Legal Definition of public domain

Noun

  1. A term of American copyright law referring to works that are not copyright protected, free for all to use without permission. Examples include works that were originally non-copyrightable (items that by their very nature are not eligible for copyright such as ideas, facts or names), copyright that has been lost or expired, where copyright is owned or authored by the federal government (federal documents and publications are not copyrighted and so are public domain), and those works which have been specifically granted to the public domain.

Related terms


Definition of public domain

Noun

public domain (uncountable)

  1. The feature of intellectual property being not protected under patent or copyright, i.e. no person or other legal entity can establish proprietary interests.

    "This book is in public domain"

  2. Open land such as unowned prairie in the western and southwestern United States. Space not subject to a land patent.
  3. Information about a subject which is accessible to anyone

    "There is very little information about the treaty which is in the public domain."

Adjective

public domain (comparative more public domain, superlative most public domain)

  1. Not subject to any copyright or patent restrictions.

Further reading

Works are in the public domain if the intellectual property rights have expired, if the intellectual property rights are forfeited, or if they are not covered by intellectual property rights at all.

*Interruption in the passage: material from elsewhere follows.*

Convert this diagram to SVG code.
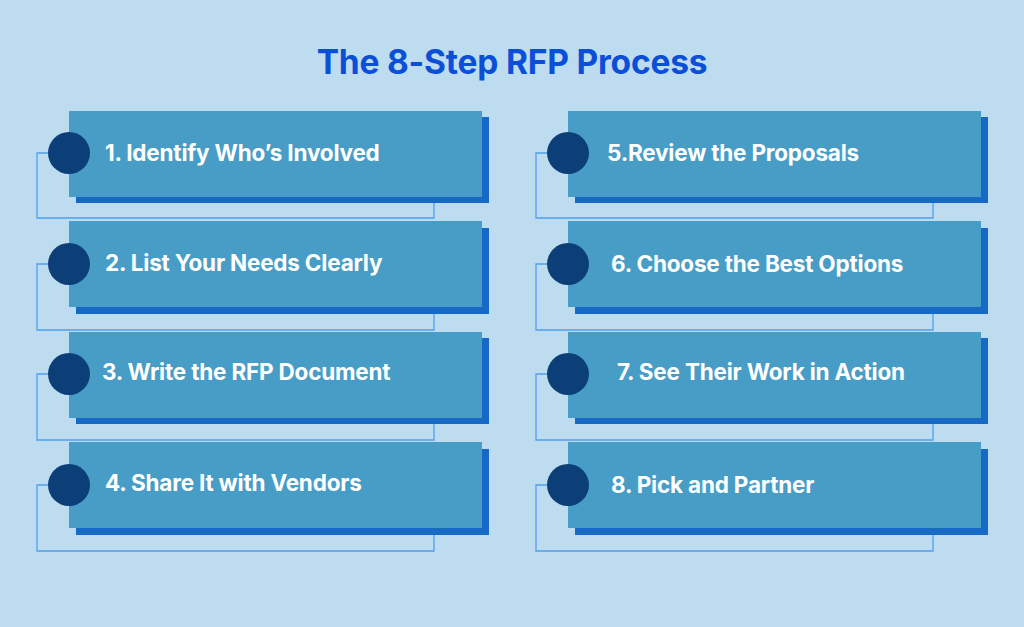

Examples include the English language, the formulae of Newtonian physics, the works of Shakespeare and Beethoven, and the patents on powered flight.

In a general context, public domain may refer to ideas, information, and works that are "publicly available", but in the context of intellectual property law (which includes copyright, patents, and trademarks), public domain refers to works, ideas, and information which are intangible to private ownership and/or which are available for use by members of the public.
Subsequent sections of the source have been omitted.